High school should have been a time for me to explore my possibilities and try new things because there was no cost even if I ended up not liking it as much as I expected.
Instead, I built walls to block paths that I viewed as risky and narrowed my outlook on the future to a stable job that would pay the bills. I have loved art since I was young and had the dream of becoming a product designer. However, at one point, I ruled out art as an impractical job and stopped my development as an artist. I am no better at drawing than I was four years ago and all that time I could have spent to improve is gone.
My logic was that I would earn a lot of money by doing something I was “okay” with doing and find satisfaction in providing wealth for my family. I’ve already put a limit to my potential by settling for stability before I even pursued anything.
When someone asked Michael Jordan if he worries about missing crucial shots in a game, Jordan replied, “Why would I think about missing a shot I haven’t taken yet?”
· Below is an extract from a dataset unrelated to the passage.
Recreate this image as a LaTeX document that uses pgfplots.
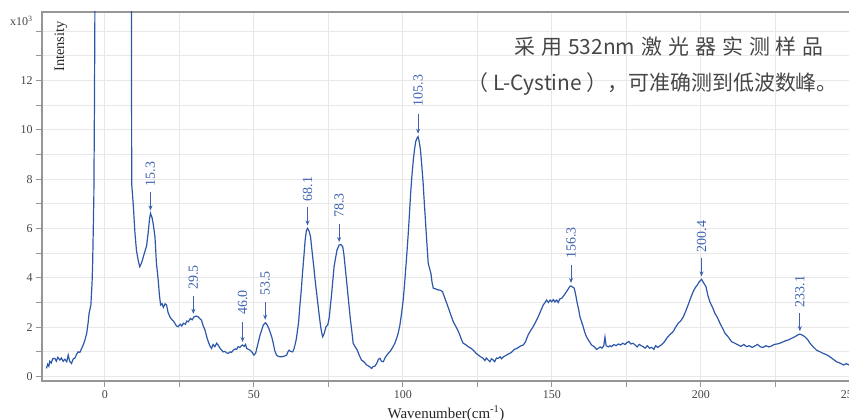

As a Bruin, I hope to make Jordan’s words my motto as I search for my interests and strive to be excellent. It is irrational to fear failure before you’ve even tried. Be confident—not because you know you’re going to succeed but because if you’re not confident in yourself, you’ve already failed. Give it a shot. Even if you can’t get yourself to overcome your fear of failure, just know that “failure” at our age doesn’t really mean anything. We’ve got time to spare and more.
I had always thought to myself, “Just get into a good college and you’ll figure out what you want to do with your life later.”
Unfortunately, dreams do not just suddenly come to you. You have to actively seek them out. Simply finding your dream is not the end goal either. You have to improve in what you want to do and find a way to use your dream to help others. Find what you love first then make post-graduation education plans accordingly.
If you wait until you’re older to find your dream, you’ll be behind those who started years before you. It’s only going to get more difficult as you get older so take advantage of the freedom and ability to learn as an adolescent.